We3 follows the fortuitous escape and arduous journey of lab experiments 1, 2 and 3 (dog, cat and rabbit respectively). The animals – referred to as biorgs – developed for covert missions and political assignations, are packed with enough firepower to cripple an entire army. When the project is decommissioned, the animals are to be put to sleep, but are freed – perhaps imprudently – by their compassionate creator Roseanne Berry.
We3 has been compared to The Incredible journey, but its themes of animal cruelty for its own sake are far closer to Richard Adam’s The Plague Dogs. Like Adam’s novel, the story is seen from both animal and human perspectives. The series’ original covers, a series of “missing pet” posters add another dimension to the fable, displayed by Bandit’s desire to be a “gud dog”; these animals were all once someone’s friend.

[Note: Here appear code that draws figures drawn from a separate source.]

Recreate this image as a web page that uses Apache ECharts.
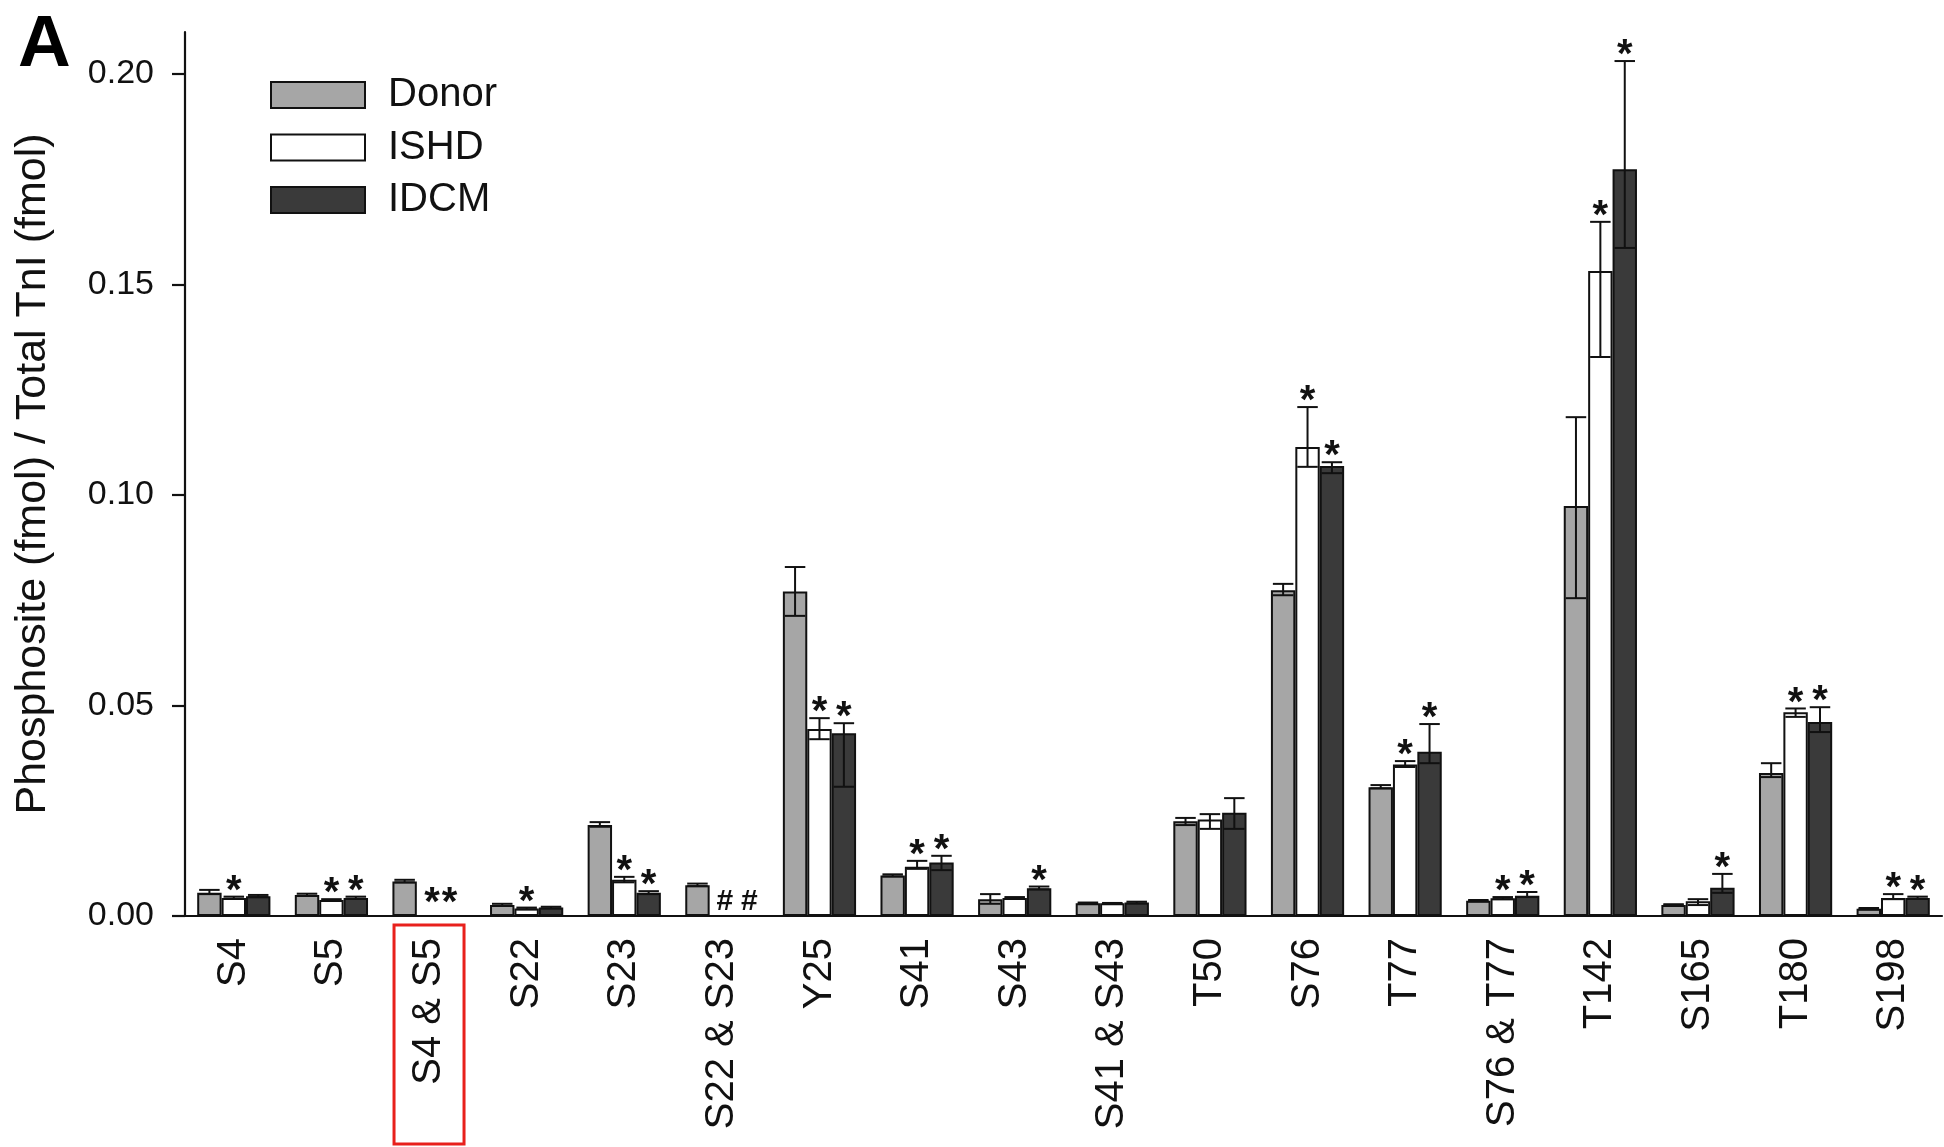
<!DOCTYPE html>
<html><head><meta charset="utf-8">
<script src="https://cdn.jsdelivr.net/npm/echarts@6/dist/echarts.min.js"></script>
<style>html,body{margin:0;padding:0;background:#fff}#c{width:1944px;height:1147px}</style>
</head><body><div id="c"></div>
<script>
const categories = ['S4','S5','S4 & S5','S22','S23','S22 & S23','Y25','S41','S43','S41 & S43','T50','S76','T77','S76 & T77','T142','S165','T180','S198'];
const seriesNames = ['Donor','ISHD','IDCM'];
const yTicks = [0, 0.05, 0.10, 0.15, 0.20];

const donor     = [0.0055,0.0050,0.0082,0.0026,0.0216,0.0073,0.0771,0.0096,0.0040,0.0030,0.0225,0.0774,0.0306,0.0036,0.0974,0.0026,0.0340,0.0017];
const ishd      = [0.0043,0.0038,0,     0.0018,0.0086,0,     0.0444,0.0117,0.0043,0.0030,0.0229,0.1114,0.0360,0.0042,0.1532,0.0035,0.0484,0.0043];
const idcm      = [0.0047,0.0043,0,     0.0020,0.0055,0,     0.0434,0.0127,0.0066,0.0032,0.0245,0.1069,0.0390,0.0048,0.1774,0.0067,0.0461,0.0043];

const donorErrUp   = [0.0007,0.0003,0.0004,0.0003,0.0007,0.0004,0.0058,0.0003,0.0012,0.0002,0.0008,0.0015,0.0005,0.0002,0.0211,0.0002,0.0023,0.0002];
const donorErrDown = [0.0003,0.0002,0.0002,0.0002,0.0004,0.0002,0.0058,0.0002,0.0011,0.0001,0.0009,0.0012,0.0003,0.0001,0.0219,0.0001,0.0010,0.0001];
const ishdErrUp    = [0.0003,0.0002,0,     0.0002,0.0007,0,     0.0026,0.0014,0.0002,0.0001,0.0013,0.0095,0.0008,0.0003,0.0117,0.0005,0.0009,0.0009];
const ishdErrDown  = [0.0002,0.0002,0,     0.0002,0.0006,0,     0.0024,0.0005,0.0002,0.0001,0.0022,0.0047,0.0006,0.0002,0.0204,0.0009,0.0011,0.0003];
const idcmErrUp    = [0.0003,0.0003,0,     0.0002,0.0004,0,     0.0024,0.0016,0.0004,0.0002,0.0035,0.0009,0.0066,0.0009,0.0257,0.0033,0.0035,0.0003];
const idcmErrDown  = [0.0002,0.0002,0,     0.0002,0.0003,0,     0.0127,0.0018,0.0003,0.0002,0.0038,0.0017,0.0027,0.0003,0.0187,0.0012,0.0024,0.0002];

const donorNotes = ['','','','','','','','','','','','','','','','','',''];
const ishdNotes  = ['*','*','*','*','*','#','*','*','','','','*','*','*','*','','*','*'];
const idcmNotes  = ['','*','*','','*','#','*','*','*','','','*','*','*','*','*','*','*'];

const highlightCategory = 'S4 & S5';

const FONT = '"Liberation Sans", Arial, Helvetica, sans-serif';
const INK = '#111';

function makeErrRender(k, notes) {
  return function (params, api) {
    const i = api.value(0), v = api.value(1), up = api.value(2), dn = api.value(3);
    const band = api.size([1, 0])[0];
    const barW = band * 0.75 / 3;
    const cx = api.coord([i, 0])[0] + (k - 1) * barW;
    const yTop = api.coord([i, v + up])[1];
    const yBot = api.coord([i, v - dn])[1];
    const capHalf = barW * 0.42;
    const children = [];
    if (up > 0 || dn > 0) {
      const st = { stroke: INK, lineWidth: 2 };
      children.push({ type: 'line', shape: { x1: cx, y1: yTop, x2: cx, y2: yBot }, style: st });
      children.push({ type: 'line', shape: { x1: cx - capHalf, y1: yTop, x2: cx + capHalf, y2: yTop }, style: st });
      children.push({ type: 'line', shape: { x1: cx - capHalf, y1: yBot, x2: cx + capHalf, y2: yBot }, style: st });
    }
    const note = notes[params.dataIndex];
    if (note) {
      const isHash = note === '#';
      const onZero = v === 0;
      // pairs of stars on empty bars sit close together, as in the figure
      const shift = isHash ? 3 : (onZero ? (k === 1 ? 3 : -4) : 0);
      children.push({
        type: 'text', x: cx + shift, y: isHash ? yTop - 14 : (onZero ? yTop - 12 : yTop - 5),
        style: { text: note, fill: INK, fontFamily: FONT, fontSize: isHash ? 30 : 40,
                 fontWeight: 'bold', align: 'center', verticalAlign: 'middle' }
      });
    }
    return { type: 'group', children };
  };
}

function errData(vals, up, dn) {
  return categories.map((c, i) => [i, vals[i], up[i], dn[i]]);
}

const chart = echarts.init(document.getElementById('c'), null, { renderer: 'canvas' });
const barStyle = (color) => ({ color, borderColor: INK, borderWidth: 2 });

const titleGraphic = { type: 'text', left: 18, top: 9, style: { text: 'A', fontFamily: FONT, fontWeight: 'bold', fontSize: 73, fill: '#000' } };

chart.setOption({
  animation: false,
  backgroundColor: '#fff',
  textStyle: { fontFamily: FONT },
  grid: { left: 185, right: 2, top: 32, bottom: 231, containLabel: false },
  legend: {
    data: seriesNames, orient: 'vertical', left: 270, top: 75,
    itemWidth: 94, itemHeight: 26, itemGap: 12.5, padding: 0,
    icon: 'rect',
    textStyle: { fontSize: 40, color: INK, fontFamily: FONT, lineHeight: 40, padding: [0, 0, 0, 18] }
  },
  xAxis: {
    type: 'category', data: categories,
    axisLine: { lineStyle: { color: INK, width: 2.2 } },
    axisTick: { show: false },
    axisLabel: { interval: 0, rotate: 90, fontSize: 40, color: INK, margin: 22, fontFamily: FONT },
    splitLine: { show: false }
  },
  yAxis: {
    type: 'value', min: 0, max: 0.21, interval: 0.05,
    name: 'Phosphosite (fmol) / Total TnI (fmol)',
    nameLocation: 'middle', nameGap: 130,
    nameTextStyle: { fontSize: 43, color: INK, fontFamily: FONT },
    axisLine: { show: true, lineStyle: { color: INK, width: 2.2 } },
    axisTick: { show: true, length: 13, lineStyle: { color: INK, width: 2.2 }, customValues: yTicks },
    axisLabel: { fontSize: 34, color: INK, margin: 31, fontFamily: FONT, customValues: yTicks,
                 formatter: (v) => v.toFixed(2) },
    splitLine: { show: false }
  },
  series: [
    { name: 'Donor', type: 'bar', data: donor, itemStyle: barStyle('#a6a6a6'), barGap: '0%', barCategoryGap: '25%' },
    { name: 'ISHD', type: 'bar', data: ishd, itemStyle: barStyle('#ffffff'), barGap: '0%', barCategoryGap: '25%' },
    { name: 'IDCM', type: 'bar', data: idcm, itemStyle: barStyle('#3a3a3a'), barGap: '0%', barCategoryGap: '25%' },
    { name: 'Donor err', type: 'custom', renderItem: makeErrRender(0, donorNotes), data: errData(donor, donorErrUp, donorErrDown), z: 5, silent: true },
    { name: 'ISHD err', type: 'custom', renderItem: makeErrRender(1, ishdNotes), data: errData(ishd, ishdErrUp, ishdErrDown), z: 5, silent: true },
    { name: 'IDCM err', type: 'custom', renderItem: makeErrRender(2, idcmNotes), data: errData(idcm, idcmErrUp, idcmErrDown), z: 5, silent: true }
  ],
  graphic: [titleGraphic]
});

// red highlight box around one category label, positioned from the axis scale
const p = chart.convertToPixel({ xAxisIndex: 0, yAxisIndex: 0 }, [highlightCategory, 0]);
chart.setOption({
  graphic: [
    titleGraphic,
    { type: 'rect', shape: { x: p[0] - 35, y: p[1] + 9, width: 70, height: 219 },
      style: { fill: 'none', stroke: '#e8201c', lineWidth: 3 }, z: 10 }
  ]
});
</script></body></html>
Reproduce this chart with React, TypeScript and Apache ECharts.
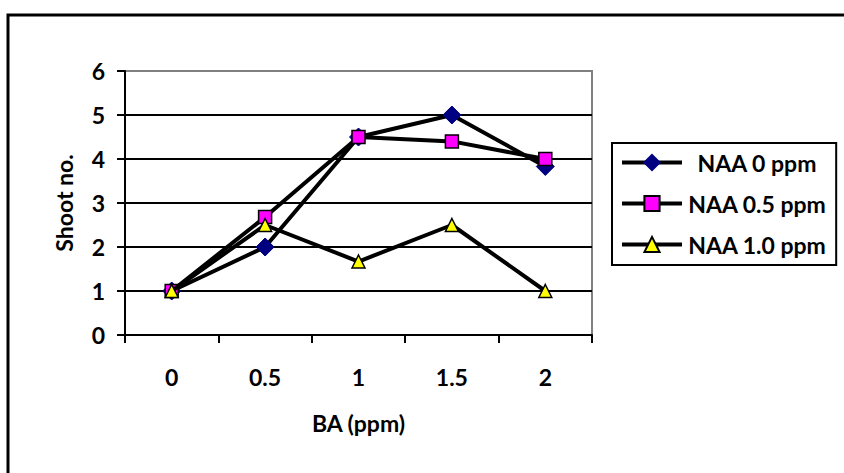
import React, { useEffect, useRef } from "react";
import * as echarts from "echarts";

const categories = ["0", "0.5", "1", "1.5", "2"];
const naa0 = [1, 2, 4.5, 5, 3.83];
const naa05 = [1, 2.68, 4.5, 4.4, 4.0];
const naa10 = [1, 2.5, 1.67, 2.5, 1];
const seriesNames = ["NAA 0 ppm", "NAA 0.5 ppm", "NAA 1.0 ppm"];
const yTicks = [0, 1, 2, 3, 4, 5, 6];

const FONT = "Lato, 'Open Sans', sans-serif";
const FS = 23;

export default function App() {
  const ref = useRef<HTMLDivElement>(null);
  useEffect(() => {
    if (!ref.current) return;
    const chart = echarts.init(ref.current, null, { renderer: "svg" });
    const lineStyle = { color: "#000", width: 4 };
    const txt = { color: "#000", fontSize: FS, fontWeight: "bold", fontFamily: FONT };
    chart.setOption({
      animation: false,
      backgroundColor: "#fff",
      textStyle: { fontFamily: FONT },
      grid: {
        left: 125,
        right: 252,
        top: 71,
        bottom: 138,
        show: true,
        borderColor: "#808080",
        borderWidth: 2,
        backgroundColor: "transparent",
      },
      legend: {
        orient: "vertical",
        left: 612,
        top: 143,
        padding: [8, 10, 9, 8],
        itemGap: 18,
        itemWidth: 60,
        itemHeight: 19,
        borderColor: "#000",
        borderWidth: 2,
        lineStyle: { color: "#000", width: 4 },
        data: seriesNames,
        formatter: (name: string) => `{t|${name}}`,
        textStyle: {
          ...txt,
          rich: { t: { ...txt, width: 140, align: "center" } },
        },
      },
      xAxis: {
        type: "category",
        data: categories,
        boundaryGap: true,
        name: "BA (ppm)",
        nameLocation: "middle",
        nameGap: 76,
        nameTextStyle: txt,
        axisLine: { lineStyle: { color: "#000", width: 2 } },
        axisTick: { show: true, length: 8, lineStyle: { color: "#000", width: 2 } },
        axisLabel: { ...txt, margin: 30 },
        splitLine: { show: false },
      },
      yAxis: {
        type: "value",
        min: yTicks[0],
        max: yTicks[yTicks.length - 1],
        interval: 1,
        name: "Shoot no.",
        nameLocation: "middle",
        nameGap: 50,
        nameRotate: 90,
        nameTextStyle: txt,
        axisLine: { show: true, lineStyle: { color: "#000", width: 2 } },
        axisTick: { show: true, length: 8, lineStyle: { color: "#000", width: 2 } },
        axisLabel: { ...txt, margin: 20 },
        splitLine: {
          show: true,
          lineStyle: {
            color: ["#000", "#000", "#000", "#000", "#000", "#000", "#808080"],
            width: 2,
          },
        },
      },
      series: [
        {
          name: seriesNames[0],
          type: "line",
          data: naa0,
          symbol: "diamond",
          symbolSize: 18,
          lineStyle,
          itemStyle: { color: "#000080", borderColor: "#000080", borderWidth: 1 },
          z: 3,
        },
        {
          name: seriesNames[1],
          type: "line",
          data: naa05,
          symbol: "rect",
          symbolSize: 13,
          lineStyle,
          itemStyle: { color: "#FF00FF", borderColor: "#000", borderWidth: 1.5 },
          z: 4,
        },
        {
          name: seriesNames[2],
          type: "line",
          data: naa10,
          symbol: "triangle",
          symbolSize: 13,
          lineStyle,
          itemStyle: { color: "#FFFF00", borderColor: "#000", borderWidth: 1.5 },
          z: 5,
        },
      ],
      graphic: [
        {
          type: "rect",
          shape: { x: 8, y: 15, width: 900, height: 600 },
          style: { fill: "none", stroke: "#000", lineWidth: 3 },
          silent: true,
        },
      ],
    });
    return () => chart.dispose();
  }, []);
  return (
    <div
      ref={ref}
      style={{ position: "fixed", left: 0, top: 0, width: 844, height: 473 }}
    />
  );
}
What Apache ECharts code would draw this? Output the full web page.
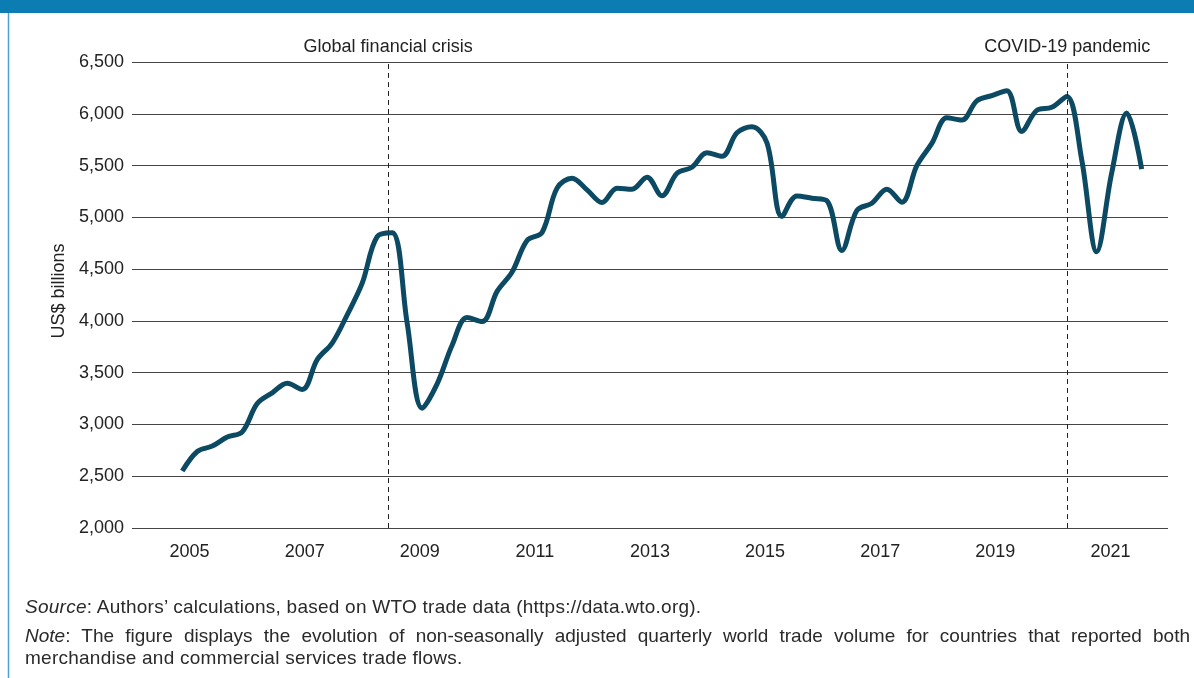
<!DOCTYPE html>
<html>
<head>
<meta charset="utf-8">
<script src="https://cdn.jsdelivr.net/npm/echarts@6/dist/echarts.min.js"></script>
<style>
  html, body { margin: 0; padding: 0; background: #fff; }
  #wrap { position: relative; width: 1194px; height: 678px; overflow: hidden; }
  #chart { position: absolute; left: 0; top: 0; width: 1194px; height: 678px; }
  .foot { position: absolute; left: 25px; font-family: "Liberation Sans", Arial, sans-serif; font-size: 19px; letter-spacing: 0.25px; color: #2a2a2a; line-height: 22px; white-space: nowrap; }
  .just { width: 1165px; text-align: justify; text-align-last: justify; white-space: normal; letter-spacing: 0; }
</style>
</head>
<body>
<div id="wrap">
  <div id="chart"></div>
  <div class="foot" style="top:596px;"><i>Source</i>: Authors’ calculations, based on WTO trade data (https://data.wto.org).</div>
  <div class="foot just" style="top:625px;"><i>Note</i>: The figure displays the evolution of non-seasonally adjusted quarterly world trade volume for countries that reported both</div>
  <div class="foot" style="top:647px;">merchandise and commercial services trade flows.</div>
</div>
<script>
// Quarterly periods (2005Q1 – 2021Q1)
const quarters = [
  '2005Q1','2005Q2','2005Q3','2005Q4','2006Q1','2006Q2','2006Q3','2006Q4',
  '2007Q1','2007Q2','2007Q3','2007Q4','2008Q1','2008Q2','2008Q3','2008Q4',
  '2009Q1','2009Q2','2009Q3','2009Q4','2010Q1','2010Q2','2010Q3','2010Q4',
  '2011Q1','2011Q2','2011Q3','2011Q4','2012Q1','2012Q2','2012Q3','2012Q4',
  '2013Q1','2013Q2','2013Q3','2013Q4','2014Q1','2014Q2','2014Q3','2014Q4',
  '2015Q1','2015Q2','2015Q3','2015Q4','2016Q1','2016Q2','2016Q3','2016Q4',
  '2017Q1','2017Q2','2017Q3','2017Q4','2018Q1','2018Q2','2018Q3','2018Q4',
  '2019Q1','2019Q2','2019Q3','2019Q4','2020Q1','2020Q2','2020Q3','2020Q4',
  '2021Q1'
];
// World trade, US$ billions
const tradeValues = [
  2550, 2739, 2791, 2878, 2929, 3202, 3305, 3398,
  3337, 3626, 3786, 4059, 4364, 4814, 4852, 3979,
  3157, 3392, 3765, 4032, 3993, 4285, 4472, 4777,
  4854, 5282, 5378, 5265, 5143, 5282, 5272, 5388,
  5208, 5426, 5484, 5624, 5589, 5817, 5875, 5721,
  5008, 5207, 5184, 5160, 4680, 5066, 5136, 5271,
  5146, 5499, 5714, 5961, 5939, 6125, 6175, 6223,
  5830, 6033, 6062, 6168, 5557, 4668, 5428, 6007,
  5466
];
// Axis labels shown on the x axis
const yearLabels = [2005, 2007, 2009, 2011, 2013, 2015, 2017, 2019, 2021];
// Event markers (positions on the year-label axis)
const eventNames = ['Global financial crisis', 'COVID-19 pandemic'];
const eventYears = [2008.45, 2020.25];

const FONT = '"Liberation Sans", Arial, sans-serif';
const TXT = '#222';

const seriesData = quarters.map((q, i) => {
  const y = parseInt(q.slice(0, 4), 10);
  const qn = parseInt(q.slice(5), 10);
  return [y + (qn - 1) / 4, tradeValues[i]];
});

const chart = echarts.init(document.getElementById('chart'));
chart.setOption({
  animation: false,
  backgroundColor: '#fff',
  textStyle: { fontFamily: FONT },
  grid: { left: 132, right: 26, top: 62, bottom: 150, containLabel: false },
  xAxis: [
    { type: 'value', min: 2004.161, max: 2021.439, show: false },
    {
      type: 'value', min: 2004, max: 2022, interval: 1, position: 'bottom',
      axisLine: { show: false }, axisTick: { show: false }, splitLine: { show: false },
      axisLabel: {
        margin: 15, fontSize: 18, color: TXT, fontFamily: FONT,
        formatter: v => yearLabels.indexOf(v) >= 0 ? String(v) : ''
      }
    }
  ],
  yAxis: {
    type: 'value', min: 2000, max: 6500, interval: 500,
    axisLine: { show: false }, axisTick: { show: false },
    splitLine: { show: true, lineStyle: { color: '#454545', width: 1 } },
    axisLabel: {
      margin: 8, fontSize: 18, color: TXT, fontFamily: FONT,
      formatter: v => v.toLocaleString('en-US')
    }
  },
  graphic: [
    { type: 'rect', left: 0, top: 0, shape: { width: 1194, height: 13 }, style: { fill: '#0b7db2' }, silent: true },
    { type: 'line', shape: { x1: 8.5, y1: 13, x2: 8.5, y2: 678 }, style: { stroke: '#4a9fd4', lineWidth: 1.5 }, silent: true },
    {
      type: 'text', x: 59, y: 291, rotation: Math.PI / 2,
      style: { text: 'US$ billions', fill: TXT, font: '18px ' + FONT, textAlign: 'center', textVerticalAlign: 'middle' },
      silent: true
    }
  ],
  series: [
    {
      type: 'line', xAxisIndex: 0, yAxisIndex: 0,
      data: seriesData, smooth: 0.35, symbol: 'none',
      lineStyle: { width: 5, color: '#0b4a62', cap: 'butt' }
    },
    {
      type: 'line', xAxisIndex: 1, yAxisIndex: 0, data: [],
      markLine: {
        silent: true, symbol: 'none', animation: false,
        lineStyle: { type: [5, 4], color: '#222', width: 1 },
        label: { show: true, position: 'end', formatter: '{b}', fontSize: 18, color: TXT, fontFamily: FONT, distance: 6 },
        data: eventNames.map((n, i) => ({ name: n, xAxis: eventYears[i] }))
      }
    }
  ]
});
</script>
</body>
</html>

The implementation of a mastiff prototype as the fugitive’s primary threat seems a little contradictory, though to his credit Morrison does not resort to sentimentality as a lesser writer might. The feline, 2, kills with an almost sadistic glee, and many human lives are inadvertently taken by the sentient weapons as they traverse forest and city. Yet we still sympathise with the beasts; they are as much victims as those unfortunate enough to cross their paths.
Quitely’s art has been billed as a kinetic, “western manga.” Given the substandard nature of the majority of Japanese comics, that’s an insult. His panel composition is among the best there has ever been, showcased perfectly in an almost dialogue-free first part. Several pages feature intricate layouts of several dozen tiny panels, lending WE3’s commotion a remarkably dense pace; it definitely feels a lot longer than 3 issues.
Quite how the low-key ending manages to hit the heart with so few words is a mystery only the greatest science fiction writers could possibly answer. We3 may not be Morrison’s most creative or ambitious work, or indeed his most intelligent, but it’s perhaps his most effective.